Cynic, ‘Kindly Bent To Free Us’ – Album Review
Since the release of 'Focus' in 1993, Floridian technical death metal innovators Cynic have held onto the status of being an "elite" band. Few underground acts have been bestowed with such critical praise, but Cynic have always been ahead of their time. That sensibility is retained with the band's third full-length album, 'Kindly Bent To Free Us,' but the record is also certain to polarize Cynic fans for a host of reasons.
First of all, forget anything resembling death metal, because 'Kindly Bent To Free Us' goes nowhere near that realm. In fact, many will argue that the record isn't a metal release at all, though its technical mastery and unique concepts will undoubtedly appeal to a metal audience. "It’s a very personal album looking at the mind and how it works," frontman Paul Masvidal recently told us in an exclusive interview. "It’s a journey into the dynamic nature of thoughts and how I’ve learned to live more in the perceived rather than the conceived."
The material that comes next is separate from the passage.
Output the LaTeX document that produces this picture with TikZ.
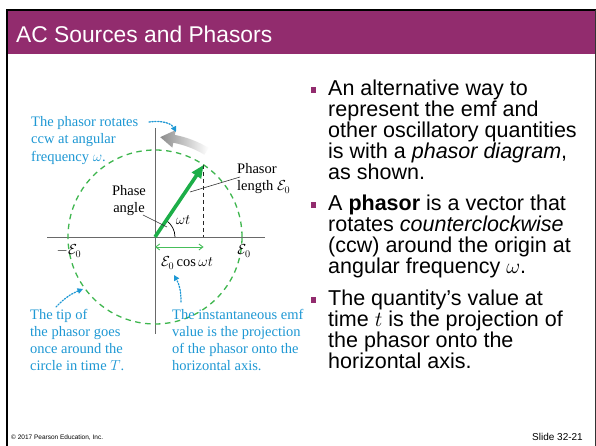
\RequirePackage{fix-cm}
\documentclass[tikz,border=0pt]{standalone}
\usepackage{fontspec}
\setmainfont{Liberation Serif}
\newfontfamily\arialf{Liberation Sans}
\usetikzlibrary{arrows.meta}
\definecolor{slidepurple}{RGB}{146,44,110}
\definecolor{annblue}{RGB}{30,152,212}
\definecolor{phgreen}{RGB}{28,174,72}
\definecolor{circgreen}{RGB}{62,182,78}
\definecolor{projgreen}{RGB}{70,190,90}
\definecolor{axisgray}{RGB}{105,105,105}
\begin{document}
\begin{tikzpicture}[x=1pt,y=1pt,
  ann/.style={text=annblue, font=\fontsize{14.5}{17}\selectfont, inner sep=0pt, anchor=base west},
  lab/.style={font=\fontsize{14.5}{17.5}\selectfont, inner sep=0pt},
  body/.style={font=\arialf\fontsize{21.5}{23}\selectfont, inner sep=0pt, anchor=base west},
  bulletsq/.style={fill=slidepurple, minimum size=5.5pt, inner sep=0pt},
  dotarrow/.style={annblue, line width=1.3pt, dash pattern=on 1.3pt off 1.6pt, line cap=round, -{Triangle[length=5.5pt,width=5.5pt]}},
  leader/.style={black!80, line width=0.6pt}
]
\useasboundingbox (0,0) rectangle (596,446);
\fill[white] (0,0) rectangle (596,446);
% slide frame and title bar
\fill[slidepurple] (7,392) rectangle (595,435);
\draw[black, line width=2pt] (7,0) -- (7,435.5) -- (595.5,435.5);
\draw[black!80, line width=0.9pt] (595.3,435.5) -- (595.3,0);
\node[anchor=base west, text=white, font=\arialf\fontsize{22.8}{26}\selectfont, inner sep=0pt] (title) at (16,403.5) {AC Sources and Phasors};
% footer
\node[anchor=base west, font=\arialf\fontsize{6.5}{8}\selectfont, inner sep=0pt] (copy) at (11,6.5) {\textcopyright\ 2017 Pearson Education, Inc.};
\node[anchor=base east, font=\arialf\fontsize{10}{12}\selectfont, inner sep=0pt] (slnum) at (583,5.5) {Slide 32-21};

% ---------------- phasor diagram ----------------
\coordinate (O) at (155,209);
\coordinate (tip) at (203.65,281.13);
\coordinate (foot) at (203.65,209);
\coordinate (hl) at (47,209);
\coordinate (hr) at (265,209);
\coordinate (vt) at (155,318);
\coordinate (vb) at (155,112);
% rotation arrow (gray, fading)
\begin{scope}[shift={(155,209)}]
\shade[left color=black!45, right color=white]
  (59:96) arc[start angle=59, end angle=79, radius=96] -- (79:91) -- (87:100) -- (79:109) -- (79:104)
  arc[start angle=79, end angle=59, radius=104] -- cycle;
\end{scope}
% axes
\draw[axisgray, line width=0.9pt] (hl) -- (hr);
\draw[axisgray, line width=0.9pt] (vt) -- (vb);
% circle
\draw[circgreen, line width=1.3pt, dash pattern=on 5.5pt off 4.5pt] (O) circle[radius=87];
% projection
\draw[black!85, line width=0.9pt, dash pattern=on 4pt off 3pt] (tip) -- (foot);
\coordinate (pa) at (155,199);
\coordinate (pb) at (203.65,199);
\draw[projgreen, line width=0.9pt, {Straight Barb[length=4pt,width=6pt]}-{Straight Barb[length=4pt,width=6pt]}] (pa) -- (pb);
% angle arc
\draw[black, line width=0.7pt] (175,209) arc[start angle=0, end angle=56, radius=20];
% phasor
\draw[phgreen, line width=3.6pt, -{Triangle[length=13pt,width=10.5pt]}] (O) -- (tip);

% labels
\node[lab, anchor=base] (wt) at (183,221) {$\omega t$};
\node[lab, anchor=base] (ph1) at (129,250) {Phase};
\node[lab, anchor=base] (ph2) at (129,233) {angle};
\coordinate (phl1) at (143,231);
\coordinate (phl2) at (167,219);
\draw[leader] (phl1) -- (phl2);
\node[lab, anchor=base west] (pl1) at (237,272.5) {Phasor};
\node[lab, anchor=base west] (pl2) at (237,255) {length $\mathcal{E}_0$};
\coordinate (pll1) at (240,269);
\coordinate (pll2) at (190,254);
\draw[leader] (pll1) -- (pll2);
\node[lab] (me0) at (69,195) {$-\mathcal{E}_0$};
\node[lab] (pe0) at (244,195) {$\mathcal{E}_0$};
\node[lab] (ecos) at (187,183) {$\mathcal{E}_0\cos\omega t$};

% blue annotations
\node[ann] (r1) at (31,319.7) {The phasor rotates};
\node[ann] (r2) at (31,302.7) {ccw at angular};
\node[ann] (r3) at (31,284.7) {frequency $\omega$.};
\coordinate (a1s) at (149,324);
\coordinate (a1e) at (176,314);
\draw[dotarrow] (a1s) .. controls (163,326) and (172,322) .. (a1e);

\node[ann] (t1) at (30,126.7) {The tip of};
\node[ann] (t2) at (30,109.7) {the phasor goes};
\node[ann] (t3) at (30,92.7) {once around the};
\node[ann] (t4) at (30,75.7) {circle in time $T$.};
\coordinate (a2s) at (56,139);
\coordinate (a2e) at (83,157);
\draw[dotarrow] (a2s) to[bend left=12] (a2e);

\node[ann] (i1) at (172,126.7) {The instantaneous emf};
\node[ann] (i2) at (172,109.7) {value is the projection};
\node[ann] (i3) at (172,92.7) {of the phasor onto the};
\node[ann] (i4) at (172,75.7) {horizontal axis.};
\coordinate (a3s) at (181,144);
\coordinate (a3e) at (174,171);
\draw[dotarrow] (a3s) to[bend right=15] (a3e);

% ---------------- bullet text ----------------
\node[bulletsq] (b1) at (313.5,356) {};
\node[bulletsq] (b2) at (313.5,241) {};
\node[bulletsq] (b3) at (313.5,146) {};
\node[body] (l1) at (328,350.4) {An alternative way to};
\node[body] (l2) at (328,329.4) {represent the emf and};
\node[body] (l3) at (328,308.4) {other oscillatory quantities};
\node[body] (l4) at (328,287.4) {is with a \textit{phasor diagram},};
\node[body] (l5) at (328,266.4) {as shown.};
\node[body] (l6) at (328,235.4) {A \textbf{phasor} is a vector that};
\node[body] (l7) at (328,214.4) {rotates \textit{counterclockwise}};
\node[body] (l8) at (328,193.4) {(ccw) around the origin at};
\node[body] (l9) at (328,172.4) {angular frequency $\omega$.};
\node[body] (l10) at (328,140.4) {The quantity’s value at};
\node[body] (l11) at (328,119.4) {time $t$ is the projection of};
\node[body] (l12) at (328,98.4) {the phasor onto the};
\node[body] (l13) at (328,77.4) {horizontal axis.};
\end{tikzpicture}
\end{document}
'Kindly Bent To Free Us' begins with 'True Hallucination Speak,' a masterfully crafted opener that takes a softer approach to technical music while reflecting nuances from works such as 'Traced in Air.' The tripped-out, Ayahuasca-inspired track studies the concepts of beauty and terror while Cynic dial up a heap of unapologetic prog with a bit of blistering guitar. Following the strong open, Cynic's spiritually heavy third album hits yet another peak with 'The Lion's Roar.' Some fans struggled to grasp onto the track after it was released as the album's first single, but the song's place in 'Kindly Bent to Free Us' makes much more sense as a next step rather than a specimen on display. We get our second taste of brain-scrambling guitar work on 'The Lion's Roar,' but unfortunately, this is not a constant recurrence throughout the album.
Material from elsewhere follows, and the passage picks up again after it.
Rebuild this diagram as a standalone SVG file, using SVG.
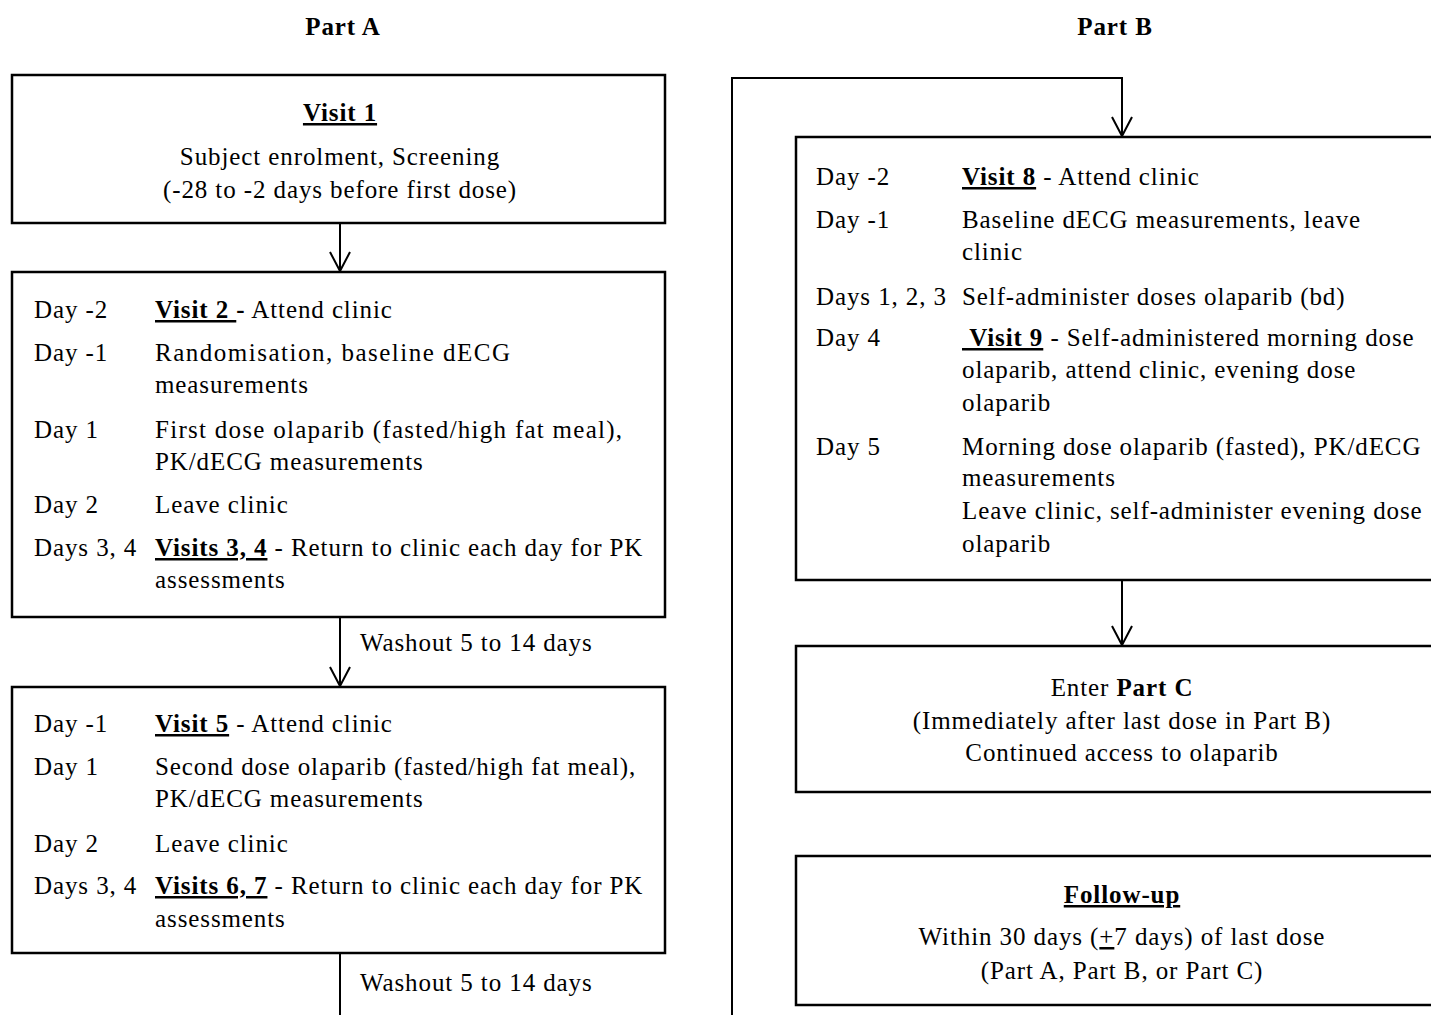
<svg xmlns="http://www.w3.org/2000/svg" width="1431" height="1015" viewBox="0 0 1431 1015">
<defs>
<marker id="arr" markerUnits="userSpaceOnUse" markerWidth="40" markerHeight="40" refX="0" refY="0" orient="auto" overflow="visible">
<path d="M-19,-10 L0,0 L-19,10" fill="none" stroke="#000" stroke-width="2"/>
</marker>
</defs>
<style>
text{font-family:"Liberation Serif","Times New Roman",serif;font-size:25px;fill:#000;letter-spacing:0.9px}
.b{font-weight:bold}
.u{text-decoration:underline}
.c{text-anchor:middle}
.box{fill:#fff;stroke:#000;stroke-width:2.5}
.ln{fill:none;stroke:#000;stroke-width:2}
</style>
<rect width="1431" height="1015" fill="#fff"/>
<text class="b c" x="343" y="35">Part A</text>
<text class="b c" x="1115" y="35">Part B</text>

<g id="connectors">
<path class="ln" d="M340,223 V271" marker-end="url(#arr)"/>
<path class="ln" d="M340,617 V686" marker-end="url(#arr)"/>
<path class="ln" d="M340,953 V1016"/>
<path class="ln" d="M732,1016 V78 H1122 V136" marker-end="url(#arr)"/>
<path class="ln" d="M1122,580 V645" marker-end="url(#arr)"/>
<text x="360" y="651">Washout 5 to 14 days</text>
<text x="360" y="991">Washout 5 to 14 days</text>
</g>

<g id="visit1">
<rect class="box" x="12" y="75" width="653" height="148"/>
<text class="c" x="340" y="121"><tspan class="b u">Visit 1</tspan></text>
<text class="c" x="340" y="165">Subject enrolment, Screening</text>
<text class="c" x="340" y="198">(-28 to -2 days before first dose)</text>
</g>

<g id="visit2">
<rect class="box" x="12" y="272" width="653" height="345"/>
<text x="34" y="318">Day -2</text>
<text x="155" y="318"><tspan class="b u">Visit 2&#160;</tspan><tspan class="b">-</tspan> Attend clinic</text>
<text x="34" y="361">Day -1</text>
<text x="155" y="361" textLength="356" lengthAdjust="spacing">Randomisation, baseline dECG</text>
<text x="155" y="393">measurements</text>
<text x="34" y="438">Day 1</text>
<text x="155" y="438" textLength="468" lengthAdjust="spacing">First dose olaparib (fasted/high fat meal),</text>
<text x="155" y="470">PK/dECG measurements</text>
<text x="34" y="513">Day 2</text>
<text x="155" y="513">Leave clinic</text>
<text x="34" y="556">Days 3, 4</text>
<text x="155" y="556"><tspan class="b u">Visits 3, 4</tspan> - Return to clinic  each day for PK</text>
<text x="155" y="588">assessments</text>
</g>

<g id="visit5">
<rect class="box" x="12" y="687" width="653" height="266"/>
<text x="34" y="732">Day -1</text>
<text x="155" y="732"><tspan class="b u">Visit 5</tspan> - Attend clinic</text>
<text x="34" y="775">Day 1</text>
<text x="155" y="775">Second dose olaparib (fasted/high fat meal),</text>
<text x="155" y="807">PK/dECG measurements</text>
<text x="34" y="852">Day 2</text>
<text x="155" y="852">Leave clinic</text>
<text x="34" y="894">Days 3, 4</text>
<text x="155" y="894"><tspan class="b u">Visits 6, 7</tspan> - Return to clinic  each day for PK</text>
<text x="155" y="927">assessments</text>
</g>

<g id="partB">
<rect class="box" x="796" y="137" width="660" height="443"/>
<text x="816" y="185">Day -2</text>
<text x="962" y="185"><tspan class="b u">Visit 8</tspan> - Attend clinic</text>
<text x="816" y="228">Day -1</text>
<text x="962" y="228">Baseline dECG measurements, leave</text>
<text x="962" y="260">clinic</text>
<text x="816" y="305">Days 1, 2, 3</text>
<text x="962" y="305">Self-administer doses olaparib (bd)</text>
<text x="816" y="346">Day 4</text>
<text x="962" y="346"><tspan class="b u">&#160;Visit 9</tspan> - Self-administered morning dose</text>
<text x="962" y="378">olaparib, attend clinic, evening dose</text>
<text x="962" y="411">olaparib</text>
<text x="816" y="455">Day 5</text>
<text x="962" y="455">Morning dose olaparib (fasted), PK/dECG</text>
<text x="962" y="486">measurements</text>
<text x="962" y="519">Leave clinic, self-administer evening dose</text>
<text x="962" y="552">olaparib</text>
</g>

<g id="partC">
<rect class="box" x="796" y="646" width="660" height="146"/>
<text class="c" x="1122" y="696">Enter <tspan class="b">Part C</tspan></text>
<text class="c" x="1122" y="729">(Immediately after last dose in Part B)</text>
<text class="c" x="1122" y="761">Continued access to olaparib</text>
</g>

<g id="followup">
<rect class="box" x="796" y="856" width="660" height="149"/>
<text class="c" x="1122" y="903"><tspan class="b u">Follow-up</tspan></text>
<text class="c" x="1122" y="945">Within 30 days (<tspan class="u">+</tspan>7 days) of last dose</text>
<text class="c" x="1122" y="979">(Part A, Part B, or Part C)</text>
</g>
</svg>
Much like the first two tracks on 'Kindly Bent To Free Us,' the record's title track relies heavily on rotating time signatures and atmosphere, while bassist Sean Malone dances around tightly knit production, boasting a tone that prog lovers will eat up. Its complex rhythms delve deeper into hypnosis and serve up the jazz influence all Cynic fans desperately hope for. 'Infinite Shapes' is another key track, arguably focusing on the sweet plumage of Masvidal's voice with greater impact than any other part of 'Kindly Bent To Free Us.' Plus, we get some classic Masvidal vocoder in the mix.
Having progressed halfway through 'Kindly Bent To Free Us,' you'll find that Cynic have set up a brilliant beginning-middle-and-end type of journey, which is arguably the goal when an act focuses on creating true albums rather than just a collection of songs. 'Moon Heart Sun Head' is a perfect middle point, keeping the mood mostly mellow while injecting Native American-like chant and a thought-provoking spoken-word sample into the song. However, the final act of 'Kindly Bent To Free Us' begins to show the album's frayed ends.
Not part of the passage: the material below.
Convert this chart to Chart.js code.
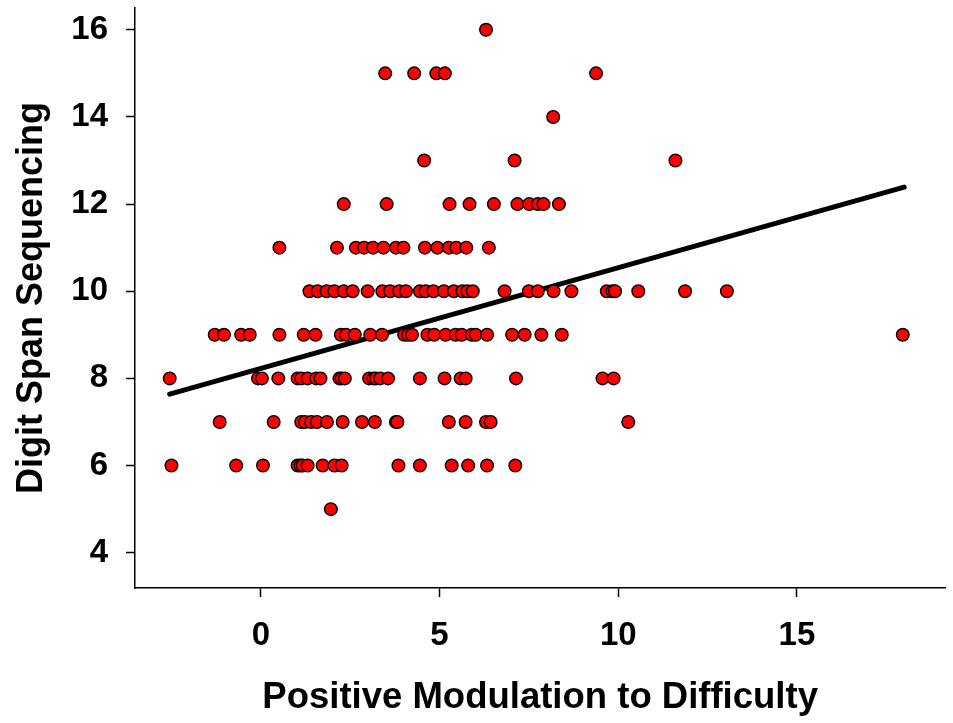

Although the album's final three tracks are undeniably beautiful and well-written, the finale to Cynic's third studio album leaves something to be desired. The band closed off 'Traced in Air' with the fairly mellow 'Nunc Stans,' but despite its sonic implications, the track still felt BIG. As 'Kindly Bent To Free Us' focuses heavily on mood from front-to-back, maybe it's fitting that Cynic's most hypnotic and theoretically gorgeous album to date ends with a lullaby, but arguably, it just doesn't hold up to the band's phenomenally high potential.
'Kindly Bent To Free Us' is a deep, deep listen. If the record hooks you in, escape will be blissfully unlikely, just don't expect Cynic to deliver another album two decades ahead of its time.